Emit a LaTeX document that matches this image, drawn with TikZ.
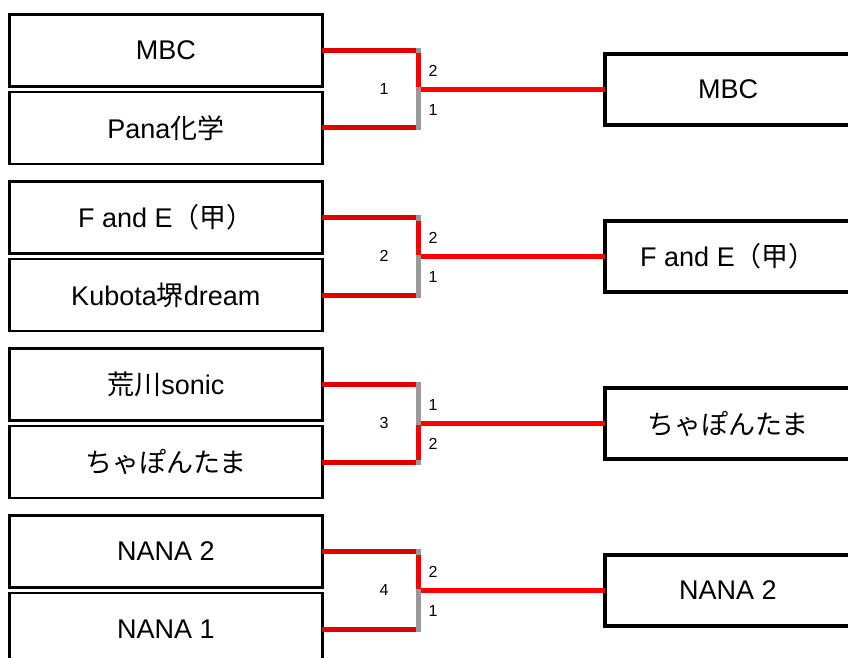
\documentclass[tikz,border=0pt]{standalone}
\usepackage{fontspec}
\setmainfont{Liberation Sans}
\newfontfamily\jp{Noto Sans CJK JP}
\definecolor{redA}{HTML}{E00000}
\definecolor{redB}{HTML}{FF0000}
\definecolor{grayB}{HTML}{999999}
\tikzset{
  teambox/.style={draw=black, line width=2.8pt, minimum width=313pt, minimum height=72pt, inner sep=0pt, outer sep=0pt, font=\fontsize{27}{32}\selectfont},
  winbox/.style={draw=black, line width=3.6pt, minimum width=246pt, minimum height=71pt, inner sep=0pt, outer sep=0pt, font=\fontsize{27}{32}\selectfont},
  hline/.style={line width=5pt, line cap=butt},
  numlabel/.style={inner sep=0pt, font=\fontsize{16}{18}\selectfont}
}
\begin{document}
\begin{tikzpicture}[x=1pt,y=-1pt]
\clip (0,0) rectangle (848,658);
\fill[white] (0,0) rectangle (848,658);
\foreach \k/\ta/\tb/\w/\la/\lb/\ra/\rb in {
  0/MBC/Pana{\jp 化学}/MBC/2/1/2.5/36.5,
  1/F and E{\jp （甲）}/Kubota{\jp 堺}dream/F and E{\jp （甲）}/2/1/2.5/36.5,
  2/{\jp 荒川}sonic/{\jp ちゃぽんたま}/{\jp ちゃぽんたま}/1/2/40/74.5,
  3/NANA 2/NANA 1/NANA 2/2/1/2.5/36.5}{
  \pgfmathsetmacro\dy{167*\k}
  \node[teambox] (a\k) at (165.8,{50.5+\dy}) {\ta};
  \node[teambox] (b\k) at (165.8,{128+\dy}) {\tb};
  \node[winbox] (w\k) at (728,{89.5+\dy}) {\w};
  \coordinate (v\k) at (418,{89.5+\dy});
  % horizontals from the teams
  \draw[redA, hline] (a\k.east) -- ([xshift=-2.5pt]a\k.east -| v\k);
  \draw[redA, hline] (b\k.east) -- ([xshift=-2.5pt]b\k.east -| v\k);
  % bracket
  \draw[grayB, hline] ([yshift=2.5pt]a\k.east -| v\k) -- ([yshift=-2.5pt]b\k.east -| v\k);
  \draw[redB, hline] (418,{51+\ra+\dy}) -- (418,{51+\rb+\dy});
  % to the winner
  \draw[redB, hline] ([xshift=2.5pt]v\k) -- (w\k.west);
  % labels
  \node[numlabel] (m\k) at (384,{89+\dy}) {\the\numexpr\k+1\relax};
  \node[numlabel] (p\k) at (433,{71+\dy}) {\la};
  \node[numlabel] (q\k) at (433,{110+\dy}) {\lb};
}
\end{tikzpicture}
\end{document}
──────────────────────────────
**WHAT NEEDS TO BE DONE:** Take the data above and repeat it exactly, leaving each picture out.

**RESPONSE TO THE TASK:**
Emit a LaTeX document that matches this image, drawn with TikZ.
\documentclass[tikz,border=0pt]{standalone}
\usepackage{fontspec}
\setmainfont{Liberation Sans}
\newfontfamily\jp{Noto Sans CJK JP}
\definecolor{redA}{HTML}{E00000}
\definecolor{redB}{HTML}{FF0000}
\definecolor{grayB}{HTML}{999999}
\tikzset{
  teambox/.style={draw=black, line width=2.8pt, minimum width=313pt, minimum height=72pt, inner sep=0pt, outer sep=0pt, font=\fontsize{27}{32}\selectfont},
  winbox/.style={draw=black, line width=3.6pt, minimum width=246pt, minimum height=71pt, inner sep=0pt, outer sep=0pt, font=\fontsize{27}{32}\selectfont},
  hline/.style={line width=5pt, line cap=butt},
  numlabel/.style={inner sep=0pt, font=\fontsize{16}{18}\selectfont}
}
\begin{document}
\begin{tikzpicture}[x=1pt,y=-1pt]
\clip (0,0) rectangle (848,658);
\fill[white] (0,0) rectangle (848,658);
\foreach \k/\ta/\tb/\w/\la/\lb/\ra/\rb in {
  0/MBC/Pana{\jp 化学}/MBC/2/1/2.5/36.5,
  1/F and E{\jp （甲）}/Kubota{\jp 堺}dream/F and E{\jp （甲）}/2/1/2.5/36.5,
  2/{\jp 荒川}sonic/{\jp ちゃぽんたま}/{\jp ちゃぽんたま}/1/2/40/74.5,
  3/NANA 2/NANA 1/NANA 2/2/1/2.5/36.5}{
  \pgfmathsetmacro\dy{167*\k}
  \node[teambox] (a\k) at (165.8,{50.5+\dy}) {\ta};
  \node[teambox] (b\k) at (165.8,{128+\dy}) {\tb};
  \node[winbox] (w\k) at (728,{89.5+\dy}) {\w};
  \coordinate (v\k) at (418,{89.5+\dy});
  % horizontals from the teams
  \draw[redA, hline] (a\k.east) -- ([xshift=-2.5pt]a\k.east -| v\k);
  \draw[redA, hline] (b\k.east) -- ([xshift=-2.5pt]b\k.east -| v\k);
  % bracket
  \draw[grayB, hline] ([yshift=2.5pt]a\k.east -| v\k) -- ([yshift=-2.5pt]b\k.east -| v\k);
  \draw[redB, hline] (418,{51+\ra+\dy}) -- (418,{51+\rb+\dy});
  % to the winner
  \draw[redB, hline] ([xshift=2.5pt]v\k) -- (w\k.west);
  % labels
  \node[numlabel] (m\k) at (384,{89+\dy}) {\the\numexpr\k+1\relax};
  \node[numlabel] (p\k) at (433,{71+\dy}) {\la};
  \node[numlabel] (q\k) at (433,{110+\dy}) {\lb};
}
\end{tikzpicture}
\end{document}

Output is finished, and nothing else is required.